#### Brief
Find every line with the word "drawn". Copy those lines.

#### Recorded data

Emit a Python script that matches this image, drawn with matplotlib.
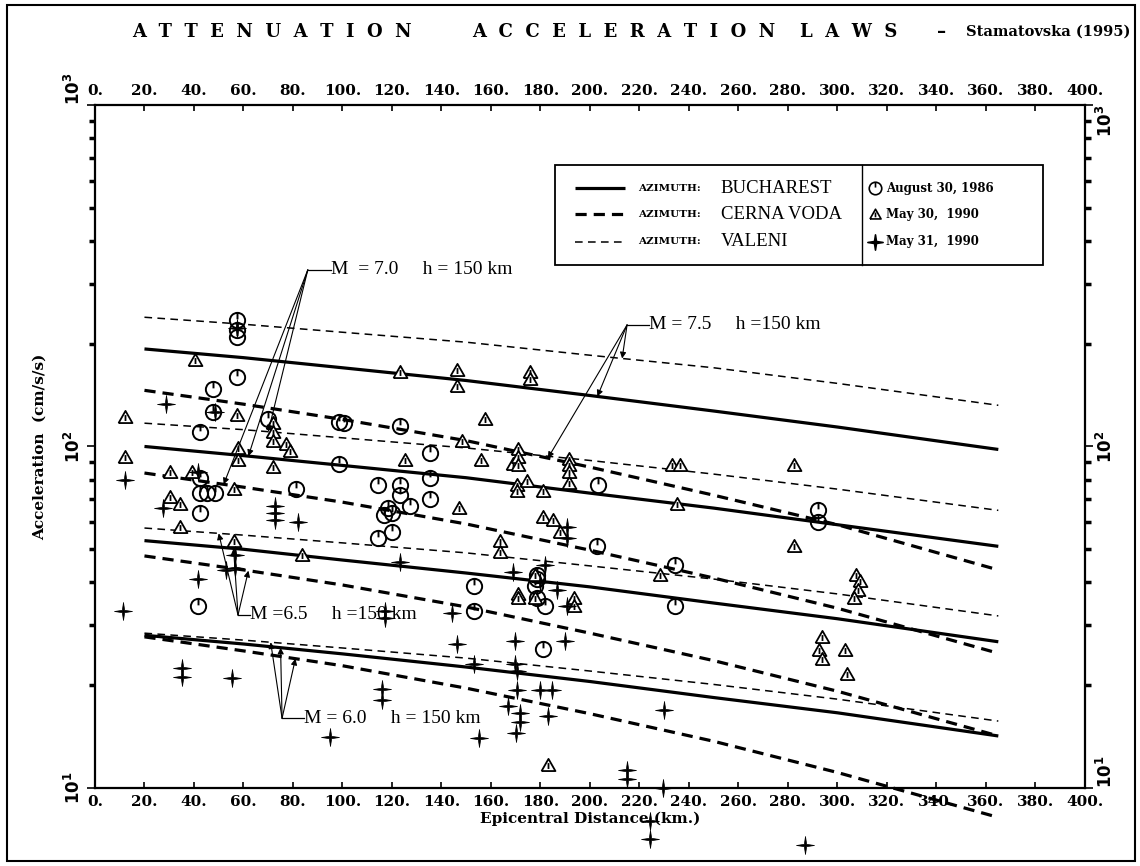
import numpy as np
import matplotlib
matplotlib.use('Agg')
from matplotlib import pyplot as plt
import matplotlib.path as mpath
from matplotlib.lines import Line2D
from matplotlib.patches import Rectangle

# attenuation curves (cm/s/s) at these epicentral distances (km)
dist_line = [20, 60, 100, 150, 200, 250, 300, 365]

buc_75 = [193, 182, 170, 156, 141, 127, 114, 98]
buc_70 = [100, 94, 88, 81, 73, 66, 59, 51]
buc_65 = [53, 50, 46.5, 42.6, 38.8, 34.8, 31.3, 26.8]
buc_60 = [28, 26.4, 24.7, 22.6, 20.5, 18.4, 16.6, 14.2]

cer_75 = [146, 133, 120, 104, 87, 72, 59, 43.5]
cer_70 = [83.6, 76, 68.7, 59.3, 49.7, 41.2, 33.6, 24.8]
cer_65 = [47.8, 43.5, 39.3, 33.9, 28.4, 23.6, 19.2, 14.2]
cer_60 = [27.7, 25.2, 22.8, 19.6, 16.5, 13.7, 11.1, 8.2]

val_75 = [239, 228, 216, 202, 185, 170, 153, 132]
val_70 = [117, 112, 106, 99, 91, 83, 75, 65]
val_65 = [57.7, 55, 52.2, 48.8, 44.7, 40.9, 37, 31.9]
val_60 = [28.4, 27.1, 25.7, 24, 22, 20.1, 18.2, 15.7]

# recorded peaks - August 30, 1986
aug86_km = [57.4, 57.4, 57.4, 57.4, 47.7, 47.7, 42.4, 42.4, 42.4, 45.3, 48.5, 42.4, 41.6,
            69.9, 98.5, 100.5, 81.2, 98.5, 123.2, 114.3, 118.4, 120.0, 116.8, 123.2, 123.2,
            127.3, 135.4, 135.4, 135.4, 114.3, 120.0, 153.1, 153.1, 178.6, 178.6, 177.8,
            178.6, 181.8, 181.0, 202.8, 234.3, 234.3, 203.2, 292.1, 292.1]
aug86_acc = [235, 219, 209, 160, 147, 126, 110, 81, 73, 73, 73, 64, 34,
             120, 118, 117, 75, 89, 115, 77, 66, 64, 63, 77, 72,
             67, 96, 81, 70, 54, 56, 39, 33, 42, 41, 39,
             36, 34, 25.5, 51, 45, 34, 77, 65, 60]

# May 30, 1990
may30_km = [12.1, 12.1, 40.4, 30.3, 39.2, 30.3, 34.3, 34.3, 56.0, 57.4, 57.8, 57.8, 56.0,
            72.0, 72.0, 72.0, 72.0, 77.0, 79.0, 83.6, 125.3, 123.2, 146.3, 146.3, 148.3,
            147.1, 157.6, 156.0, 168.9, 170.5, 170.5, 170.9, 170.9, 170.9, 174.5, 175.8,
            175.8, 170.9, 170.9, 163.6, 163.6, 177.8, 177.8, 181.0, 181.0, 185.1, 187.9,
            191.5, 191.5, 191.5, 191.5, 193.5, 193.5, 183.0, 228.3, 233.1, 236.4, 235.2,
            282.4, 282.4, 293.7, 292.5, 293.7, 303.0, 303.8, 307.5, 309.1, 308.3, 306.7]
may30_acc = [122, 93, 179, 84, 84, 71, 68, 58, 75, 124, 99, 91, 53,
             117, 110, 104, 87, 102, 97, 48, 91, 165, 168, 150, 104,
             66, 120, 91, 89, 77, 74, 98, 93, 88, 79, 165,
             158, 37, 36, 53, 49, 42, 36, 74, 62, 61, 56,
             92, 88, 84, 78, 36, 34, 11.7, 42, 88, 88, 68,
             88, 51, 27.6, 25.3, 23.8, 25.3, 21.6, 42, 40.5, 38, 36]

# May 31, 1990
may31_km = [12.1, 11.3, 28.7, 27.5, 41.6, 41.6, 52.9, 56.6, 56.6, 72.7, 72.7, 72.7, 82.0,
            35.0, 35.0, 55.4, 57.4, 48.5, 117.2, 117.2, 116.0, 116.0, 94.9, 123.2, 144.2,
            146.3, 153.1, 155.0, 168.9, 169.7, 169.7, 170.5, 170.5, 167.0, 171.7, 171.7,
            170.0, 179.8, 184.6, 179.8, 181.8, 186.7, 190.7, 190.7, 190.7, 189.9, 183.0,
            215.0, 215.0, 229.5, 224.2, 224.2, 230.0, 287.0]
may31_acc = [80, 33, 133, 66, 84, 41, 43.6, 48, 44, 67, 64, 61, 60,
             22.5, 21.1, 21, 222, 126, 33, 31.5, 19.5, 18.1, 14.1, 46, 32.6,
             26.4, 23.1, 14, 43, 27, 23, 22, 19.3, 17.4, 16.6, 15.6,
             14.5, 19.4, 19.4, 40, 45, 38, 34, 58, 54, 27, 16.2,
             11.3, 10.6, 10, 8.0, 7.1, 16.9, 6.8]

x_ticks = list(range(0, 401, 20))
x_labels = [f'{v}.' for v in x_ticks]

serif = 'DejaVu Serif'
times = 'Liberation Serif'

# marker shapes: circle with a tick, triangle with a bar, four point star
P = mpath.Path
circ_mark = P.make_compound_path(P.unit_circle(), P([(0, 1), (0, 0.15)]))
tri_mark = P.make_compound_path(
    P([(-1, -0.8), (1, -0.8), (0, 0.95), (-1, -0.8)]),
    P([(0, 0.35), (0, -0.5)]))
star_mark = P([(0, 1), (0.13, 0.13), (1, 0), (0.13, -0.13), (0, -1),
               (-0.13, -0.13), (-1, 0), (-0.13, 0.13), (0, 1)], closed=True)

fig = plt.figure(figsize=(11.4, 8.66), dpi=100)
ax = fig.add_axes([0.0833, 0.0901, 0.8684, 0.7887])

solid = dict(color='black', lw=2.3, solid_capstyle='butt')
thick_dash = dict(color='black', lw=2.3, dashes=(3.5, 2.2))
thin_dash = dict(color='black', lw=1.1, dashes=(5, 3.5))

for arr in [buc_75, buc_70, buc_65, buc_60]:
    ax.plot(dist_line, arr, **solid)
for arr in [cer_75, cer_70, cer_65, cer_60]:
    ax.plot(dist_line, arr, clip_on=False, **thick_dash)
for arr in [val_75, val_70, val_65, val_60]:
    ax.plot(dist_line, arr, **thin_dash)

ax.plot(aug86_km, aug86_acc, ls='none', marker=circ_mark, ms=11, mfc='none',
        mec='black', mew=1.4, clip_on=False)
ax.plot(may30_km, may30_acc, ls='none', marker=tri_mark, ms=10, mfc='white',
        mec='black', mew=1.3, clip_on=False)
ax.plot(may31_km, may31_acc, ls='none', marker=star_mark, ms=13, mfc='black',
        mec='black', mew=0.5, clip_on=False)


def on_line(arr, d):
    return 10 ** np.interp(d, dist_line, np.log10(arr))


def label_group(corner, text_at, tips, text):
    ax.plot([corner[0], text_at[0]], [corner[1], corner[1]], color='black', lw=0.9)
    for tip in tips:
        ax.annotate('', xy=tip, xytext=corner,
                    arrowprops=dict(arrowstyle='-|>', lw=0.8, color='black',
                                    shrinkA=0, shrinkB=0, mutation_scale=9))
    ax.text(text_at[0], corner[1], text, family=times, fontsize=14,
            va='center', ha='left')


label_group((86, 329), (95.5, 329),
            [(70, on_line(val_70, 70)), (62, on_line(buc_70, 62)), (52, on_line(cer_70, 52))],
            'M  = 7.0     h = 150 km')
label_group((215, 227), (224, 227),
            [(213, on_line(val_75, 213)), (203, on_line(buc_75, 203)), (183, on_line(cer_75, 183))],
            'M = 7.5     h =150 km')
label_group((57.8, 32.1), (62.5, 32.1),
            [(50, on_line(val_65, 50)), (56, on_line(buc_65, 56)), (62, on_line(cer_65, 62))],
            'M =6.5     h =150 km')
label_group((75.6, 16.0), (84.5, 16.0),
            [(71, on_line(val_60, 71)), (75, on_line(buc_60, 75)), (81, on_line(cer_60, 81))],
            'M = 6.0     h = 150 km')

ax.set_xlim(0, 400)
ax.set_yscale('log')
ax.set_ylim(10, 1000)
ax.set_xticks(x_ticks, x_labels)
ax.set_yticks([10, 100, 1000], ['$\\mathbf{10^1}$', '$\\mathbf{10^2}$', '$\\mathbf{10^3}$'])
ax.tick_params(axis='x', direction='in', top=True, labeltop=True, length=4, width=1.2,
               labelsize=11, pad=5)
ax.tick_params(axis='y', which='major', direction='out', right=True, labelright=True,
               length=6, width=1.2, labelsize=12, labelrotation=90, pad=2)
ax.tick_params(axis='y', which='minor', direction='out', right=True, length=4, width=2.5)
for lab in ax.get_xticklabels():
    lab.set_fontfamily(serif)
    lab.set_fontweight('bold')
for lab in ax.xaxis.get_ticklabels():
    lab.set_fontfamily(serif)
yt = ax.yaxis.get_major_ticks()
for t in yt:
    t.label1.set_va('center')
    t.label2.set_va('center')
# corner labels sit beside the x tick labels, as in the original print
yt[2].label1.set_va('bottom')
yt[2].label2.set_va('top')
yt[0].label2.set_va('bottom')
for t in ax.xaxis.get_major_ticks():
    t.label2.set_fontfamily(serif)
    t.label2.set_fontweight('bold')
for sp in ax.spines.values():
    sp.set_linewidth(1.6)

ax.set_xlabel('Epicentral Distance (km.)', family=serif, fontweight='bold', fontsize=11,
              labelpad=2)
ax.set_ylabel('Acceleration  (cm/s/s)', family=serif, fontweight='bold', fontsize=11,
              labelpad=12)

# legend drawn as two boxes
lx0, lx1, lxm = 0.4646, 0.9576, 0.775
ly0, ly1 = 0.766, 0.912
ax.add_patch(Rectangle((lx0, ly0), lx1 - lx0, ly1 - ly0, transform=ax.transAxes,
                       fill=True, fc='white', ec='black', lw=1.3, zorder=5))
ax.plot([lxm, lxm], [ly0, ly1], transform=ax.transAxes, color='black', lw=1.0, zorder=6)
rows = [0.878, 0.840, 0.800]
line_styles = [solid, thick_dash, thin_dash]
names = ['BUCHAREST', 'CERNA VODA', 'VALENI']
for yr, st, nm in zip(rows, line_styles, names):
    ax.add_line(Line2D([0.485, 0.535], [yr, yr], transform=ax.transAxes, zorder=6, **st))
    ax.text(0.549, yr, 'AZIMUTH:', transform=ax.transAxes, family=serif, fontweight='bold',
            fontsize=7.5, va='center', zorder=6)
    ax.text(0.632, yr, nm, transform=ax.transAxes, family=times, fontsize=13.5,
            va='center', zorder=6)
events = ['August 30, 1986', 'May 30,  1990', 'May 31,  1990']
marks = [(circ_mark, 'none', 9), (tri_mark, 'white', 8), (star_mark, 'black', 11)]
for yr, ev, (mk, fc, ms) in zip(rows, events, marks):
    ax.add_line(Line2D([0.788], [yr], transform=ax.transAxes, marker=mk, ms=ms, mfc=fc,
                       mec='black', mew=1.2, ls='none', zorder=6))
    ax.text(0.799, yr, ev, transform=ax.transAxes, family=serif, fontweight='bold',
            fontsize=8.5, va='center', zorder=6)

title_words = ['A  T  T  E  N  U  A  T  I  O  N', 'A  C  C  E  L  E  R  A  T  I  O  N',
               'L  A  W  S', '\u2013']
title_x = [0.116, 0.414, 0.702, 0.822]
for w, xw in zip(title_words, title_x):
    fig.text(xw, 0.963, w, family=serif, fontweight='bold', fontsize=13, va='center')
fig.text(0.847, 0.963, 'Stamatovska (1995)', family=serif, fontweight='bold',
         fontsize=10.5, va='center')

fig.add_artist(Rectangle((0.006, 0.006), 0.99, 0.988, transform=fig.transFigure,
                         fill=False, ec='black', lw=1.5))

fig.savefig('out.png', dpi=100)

#### Result below
Emit a Python script that matches this image, drawn with matplotlib.
# legend drawn as two boxes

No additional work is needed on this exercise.